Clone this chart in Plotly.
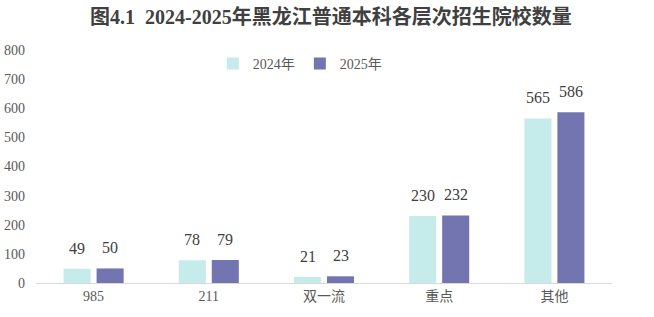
import plotly.graph_objects as go

categories = ["985", "211", "双一流", "重点", "其他"]
values_2024 = [49, 78, 21, 230, 565]
values_2025 = [50, 79, 23, 232, 586]
series_names = ["2024年", "2025年"]
y_ticks = [0, 100, 200, 300, 400, 500, 600, 700, 800]

FONT = "'Liberation Serif', 'Times New Roman', 'DejaVu Serif', 'Noto Sans CJK SC', serif"
colors = ["#C5EBEA", "#7375B0"]

fig = go.Figure()
for name, vals, col in zip(series_names, [values_2024, values_2025], colors):
    fig.add_trace(go.Bar(
        name=name, x=categories, y=vals, marker_color=col,
        marker_line_width=0,
    ))

# value labels above bars (x given as category index)
slot = 33
for i, vals in enumerate([values_2024, values_2025]):
    shift = -slot / 2 if i == 0 else slot / 2
    for idx, v in enumerate(vals):
        fig.add_annotation(
            x=idx, y=v, xref="x", yref="y", text=str(v), showarrow=False,
            xshift=shift, yshift=10, yanchor="bottom",
            font=dict(family=FONT, size=16, color="#404040"),
        )

fig.update_layout(
    width=654, height=317,
    margin=dict(l=36, r=42, t=50, b=34),
    paper_bgcolor="white", plot_bgcolor="white",
    barmode="group", bargap=0.427, bargroupgap=0.18,
    title=dict(
        text="<b>图4.1  2024-2025年黑龙江普通本科各层次招生院校数量</b>",
        x=0.506, xanchor="center", y=0.945, yanchor="middle",
        font=dict(family=FONT, size=20, color="#404040"),
    ),
    legend=dict(
        orientation="h", x=0.307, xanchor="left", y=0.94, yanchor="middle",
        font=dict(family=FONT, size=14, color="#595959"),
        itemwidth=30, tracegroupgap=0, bgcolor="rgba(0,0,0,0)",
    ),
    font=dict(family=FONT),
    xaxis=dict(
        type="category", range=[-0.5, 4.5], automargin=False,
        showline=True, linecolor="#D9D9D9", linewidth=1,
        ticks="", showgrid=False,
        tickfont=dict(family=FONT, size=14, color="#595959"),
    ),
    yaxis=dict(
        range=[0, 800], tickvals=y_ticks, showgrid=False, zeroline=False,
        showline=False, ticks="", ticklabelstandoff=10, automargin=False,
        tickfont=dict(family=FONT, size=14, color="#595959"),
    ),
)

fig.write_html("out.html")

·····

Look at the listing and set down only the lines from its start through the line with "y_ticks = [0, 100, 200, 300, 400, 500, 600, 700, 800]", word for word and without pictures.

Clone this chart in Plotly.
import plotly.graph_objects as go

categories = ["985", "211", "双一流", "重点", "其他"]
values_2024 = [49, 78, 21, 230, 565]
values_2025 = [50, 79, 23, 232, 586]
series_names = ["2024年", "2025年"]
y_ticks = [0, 100, 200, 300, 400, 500, 600, 700, 800]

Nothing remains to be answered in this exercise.